Insurgents also released prisoners from the police headquarters in Muqdadiya, northeast of Baghdad.
Authorities said at least 14 policemen were killed at the station, and two more bodies were found at the courthouse after security guards at the building came under attack.
Two more policemen were killed by a roadside bomb as their unit rushed from the nearby town of Baquba to help out.
A large number of insurgents arrived in cars and pickup trucks and attacked the government compound in the centre of town with machine guns and rocket-propelled grenades.
The raid lasted about an hour with rebels, who lost three men, only withdrawing when Iraqi military reinforcements were rushed in.
US helicopters pursued rebels and attacked them as they escaped into orchards on the outskirts of the town, some 100 kilometres (70 miles) from Baghdad, Iraqi security officials said.
There was no immediate confirmation from the US military.
The attack comes as the third anniversary of the US invasion of Iraq was marked with protests around the world and yet more violence in Iraq.
At least 38 people were killed earlier by insurgents and sectarian gangs, according to Iraqi police reports.
Police said they found the bodies of at least 15 more people, including that of a 13-year-old girl - dumped in and around Baghdad.
There has been an upward spiral of violence since the February 22 bombing of a Shiite Muslim shrine in Samarra, with some putting the death toll at 992 in the past month.
At least three civilians were killed and 23 others injured when a bomb exploded in a coffee shop in northern Baghdad, about the same time as two oil engineers were killed leaving work at the Beiji refinery, north of the capital.
In south-east Baghdad on Monday night, a roadside bomb blew up a minibus, killing four people returning from a pilgrimage in Karbala.

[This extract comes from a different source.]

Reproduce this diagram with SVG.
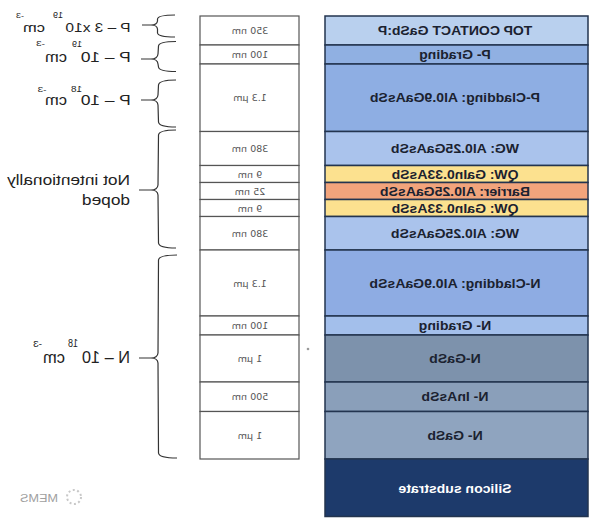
<svg xmlns="http://www.w3.org/2000/svg" width="599" height="526" viewBox="0 0 599 526">
<style>
.lay{stroke:#23344f;stroke-width:1.5}
.lt{font-family:"Liberation Sans",Arial,sans-serif;font-weight:bold;font-size:13px;fill:#1b2230;text-anchor:middle}
.wt{fill:#ffffff}
.cell{fill:#ffffff;stroke:#555555;stroke-width:1.2}
.th{font-family:"DejaVu Sans",sans-serif;font-size:9.5px;fill:#555555;text-anchor:middle}
.lab{font-family:"Liberation Sans",Arial,sans-serif;fill:#222222;text-anchor:start}
.br{fill:none;stroke:#333333;stroke-width:1.2}
</style>
<rect width="599" height="526" fill="#ffffff"/>

<g id="layers">
<g id="top-contact"><rect class="lay" x="325" y="16" width="263" height="29" fill="#b9d0ee"/><text class="lt" transform="translate(455,35) scale(-1.08,1)">TOP CONTACT GaSb:P</text></g>
<g id="p-grading"><rect class="lay" x="325" y="45" width="263" height="19" fill="#90b0e2"/><text class="lt" transform="translate(455,59) scale(-1.08,1)">P- Grading</text></g>
<g id="p-cladding"><rect class="lay" x="325" y="64" width="263" height="67.5" fill="#8eaee3"/><text class="lt" transform="translate(455,102) scale(-1.08,1)">P-Cladding: Al0.9GaAsSb</text></g>
<g id="wg-top"><rect class="lay" x="325" y="131.5" width="263" height="34" fill="#aac3ec"/><text class="lt" transform="translate(455,153) scale(-1.08,1)">WG: Al0.25GaAsSb</text></g>
<g id="qw-top"><rect class="lay" x="325" y="165.5" width="263" height="17" fill="#fce18f"/><text class="lt" transform="translate(455,178.5) scale(-1.08,1)">QW: GaIn0.33AsSb</text></g>
<g id="barrier"><rect class="lay" x="325" y="182.5" width="263" height="17" fill="#f2a47c"/><text class="lt" transform="translate(455,195.5) scale(-1.08,1)">Barrier: Al0.25GaAsSb</text></g>
<g id="qw-bottom"><rect class="lay" x="325" y="199.5" width="263" height="17" fill="#fce18f"/><text class="lt" transform="translate(455,212.5) scale(-1.08,1)">QW: GaIn0.33AsSb</text></g>
<g id="wg-bottom"><rect class="lay" x="325" y="216.5" width="263" height="33.5" fill="#aac3ec"/><text class="lt" transform="translate(455,238) scale(-1.08,1)">WG: Al0.25GaAsSb</text></g>
<g id="n-cladding"><rect class="lay" x="325" y="250" width="263" height="66" fill="#8eace3"/><text class="lt" transform="translate(455,288) scale(-1.08,1)">N-Cladding: Al0.9GaAsSb</text></g>
<g id="n-grading"><rect class="lay" x="325" y="316" width="263" height="19" fill="#a3bfeb"/><text class="lt" transform="translate(455,330) scale(-1.08,1)">N- Grading</text></g>
<g id="n-gasb-1"><rect class="lay" x="325" y="335" width="263" height="47" fill="#7d92ac"/><text class="lt" transform="translate(455,363) scale(-1.08,1)">N-GaSb</text></g>
<g id="n-inassb"><rect class="lay" x="325" y="382" width="263" height="29.5" fill="#8a9fba"/><text class="lt" transform="translate(455,401) scale(-1.08,1)">N- InAsSb</text></g>
<g id="n-gasb-2"><rect class="lay" x="325" y="411.5" width="263" height="47.5" fill="#8fa4bf"/><text class="lt" transform="translate(455,440) scale(-1.08,1)">N- GaSb</text></g>
<g id="substrate"><rect class="lay" x="325" y="459" width="263" height="57.5" fill="#1d3a6b"/><text class="lt wt" transform="translate(455,493) scale(-1.08,1)">Silicon substrate</text></g>
</g>

<g id="thickness">
<g id="t1"><rect class="cell" x="200" y="16" width="99" height="29"/><text class="th" transform="translate(250,34) scale(-1,1)">350 nm</text></g>
<g id="t2"><rect class="cell" x="200" y="45" width="99" height="19"/><text class="th" transform="translate(250,58) scale(-1,1)">100 nm</text></g>
<g id="t3"><rect class="cell" x="200" y="64" width="99" height="67.5"/><text class="th" transform="translate(250,101) scale(-1,1)">1.3 μm</text></g>
<g id="t4"><rect class="cell" x="200" y="131.5" width="99" height="34"/><text class="th" transform="translate(250,152) scale(-1,1)">380 nm</text></g>
<g id="t5"><rect class="cell" x="200" y="165.5" width="99" height="17"/><text class="th" transform="translate(250,177.5) scale(-1,1)">9 nm</text></g>
<g id="t6"><rect class="cell" x="200" y="182.5" width="99" height="17"/><text class="th" transform="translate(250,194.5) scale(-1,1)">25 nm</text></g>
<g id="t7"><rect class="cell" x="200" y="199.5" width="99" height="17"/><text class="th" transform="translate(250,211.5) scale(-1,1)">9 nm</text></g>
<g id="t8"><rect class="cell" x="200" y="216.5" width="99" height="33.5"/><text class="th" transform="translate(250,237) scale(-1,1)">380 nm</text></g>
<g id="t9"><rect class="cell" x="200" y="250" width="99" height="66"/><text class="th" transform="translate(250,287) scale(-1,1)">1.3 μm</text></g>
<g id="t10"><rect class="cell" x="200" y="316" width="99" height="19"/><text class="th" transform="translate(250,329) scale(-1,1)">100 nm</text></g>
<g id="t11"><rect class="cell" x="200" y="335" width="99" height="47"/><text class="th" transform="translate(250,362) scale(-1,1)">1 μm</text></g>
<g id="t12"><rect class="cell" x="200" y="382" width="99" height="29.5"/><text class="th" transform="translate(250,400) scale(-1,1)">500 nm</text></g>
<g id="t13"><rect class="cell" x="200" y="411.5" width="99" height="47.5"/><text class="th" transform="translate(250,439) scale(-1,1)">1 μm</text></g>
</g>

<g id="connectors">
<path class="br" d="M175,15 Q158,15 157.5,19 L157.5,21 Q157,25 151,25 L142,25 M151,25 Q157,25 157.5,29 L157.5,33 Q158,37 175,37"/>
<path class="br" d="M176,41.5 Q159,41.5 158.5,46 L158,54 Q157.5,59 151,59 L141,59 M151,59 Q157.5,59 158,64 L158.5,67 Q159,71.5 176,71.5"/>
<path class="br" d="M176,80 Q159,80 158.5,85 L158,95 Q157.5,100 151,100 L141,100 M151,100 Q157.5,100 158,105 L158.5,122 Q159,127 176,127"/>
<path class="br" d="M176,130 Q159,130 158.5,135 L158,185 Q157.5,190 151,190 L139,190 M151,190 Q157.5,190 158,195 L158.5,243 Q159,248 176,248"/>
<path class="br" d="M177,255 Q159,255 158.5,260 L158,353 Q157.5,358 151,358 L139,358 M151,358 Q157.5,358 158,363 L158.5,453 Q159,458 177,458"/>
</g>

<g id="label-p1">
<text class="lab" font-size="13" transform="translate(130.5,31.5) scale(-1,1)" textLength="65" lengthAdjust="spacingAndGlyphs">P – 3 x10</text>
<text class="lab" font-size="9" transform="translate(63,18) scale(-1,1)" textLength="10" lengthAdjust="spacingAndGlyphs">19</text>
<text class="lab" font-size="13" transform="translate(45,31.5) scale(-1,1)" textLength="22" lengthAdjust="spacingAndGlyphs">cm</text>
<text class="lab" font-size="8" transform="translate(24,18) scale(-1,1)" textLength="8" lengthAdjust="spacingAndGlyphs">-3</text>
</g>
<g id="label-p2">
<text class="lab" font-size="14" transform="translate(130.7,61.5) scale(-1,1)" textLength="50" lengthAdjust="spacingAndGlyphs">P – 10</text>
<text class="lab" font-size="9" transform="translate(82,47) scale(-1,1)" textLength="10" lengthAdjust="spacingAndGlyphs">19</text>
<text class="lab" font-size="14" transform="translate(67,61.5) scale(-1,1)" textLength="22" lengthAdjust="spacingAndGlyphs">cm</text>
<text class="lab" font-size="8" transform="translate(45,46) scale(-1,1)" textLength="9" lengthAdjust="spacingAndGlyphs">-3</text>
</g>
<g id="label-p3">
<text class="lab" font-size="14" transform="translate(130.7,105) scale(-1,1)" textLength="50" lengthAdjust="spacingAndGlyphs">P – 10</text>
<text class="lab" font-size="9" transform="translate(82,91.5) scale(-1,1)" textLength="11" lengthAdjust="spacingAndGlyphs">18</text>
<text class="lab" font-size="14" transform="translate(67,105) scale(-1,1)" textLength="22" lengthAdjust="spacingAndGlyphs">cm</text>
<text class="lab" font-size="8" transform="translate(46.5,91.5) scale(-1,1)" textLength="9" lengthAdjust="spacingAndGlyphs">-3</text>
</g>
<g id="label-nid">
<text class="lab" font-size="14" transform="translate(130,185) scale(-1,1)" textLength="123" lengthAdjust="spacingAndGlyphs">Not intentionally</text>
<text class="lab" font-size="14" transform="translate(130,205) scale(-1,1)" textLength="48" lengthAdjust="spacingAndGlyphs">doped</text>
</g>
<g id="label-n">
<text class="lab" font-size="16" transform="translate(130,363) scale(-1,1)" textLength="48" lengthAdjust="spacingAndGlyphs">N – 10</text>
<text class="lab" font-size="10" transform="translate(78,347) scale(-1,1)" textLength="10" lengthAdjust="spacingAndGlyphs">18</text>
<text class="lab" font-size="16" transform="translate(65,363) scale(-1,1)" textLength="22" lengthAdjust="spacingAndGlyphs">cm</text>
<text class="lab" font-size="9" transform="translate(42,347) scale(-1,1)" textLength="9" lengthAdjust="spacingAndGlyphs">-3</text>
</g>

<g id="logo">
<circle cx="74" cy="497" r="7" fill="none" stroke="#c8c8c8" stroke-width="2" stroke-dasharray="2 2.5"/>
<text font-family="'Liberation Sans',Arial,sans-serif" font-size="11" fill="#a0a0a0" text-anchor="start" transform="translate(58,502) scale(-1,1)" textLength="38" lengthAdjust="spacingAndGlyphs">MEMS</text>
</g>
<circle cx="308" cy="349" r="1.3" fill="#9a9a9a"/>
</svg>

Nevertheless, US President George W Bush claimed in a speech in Ohio that victory would come eventually.
"Some Americans have had their confidence shaken," said Mr Bush, in one of a series of speeches aimed at shoring up public opinion of the war in Iraq.
"I understand people being disheartened when they turn on TV screens and see the loss of innocent life," Bush said.
"Nobody likes beheadings (or) ... when innocent children get car-bombed."
But he reiterated that US forces would not retreat from intimidation and violence.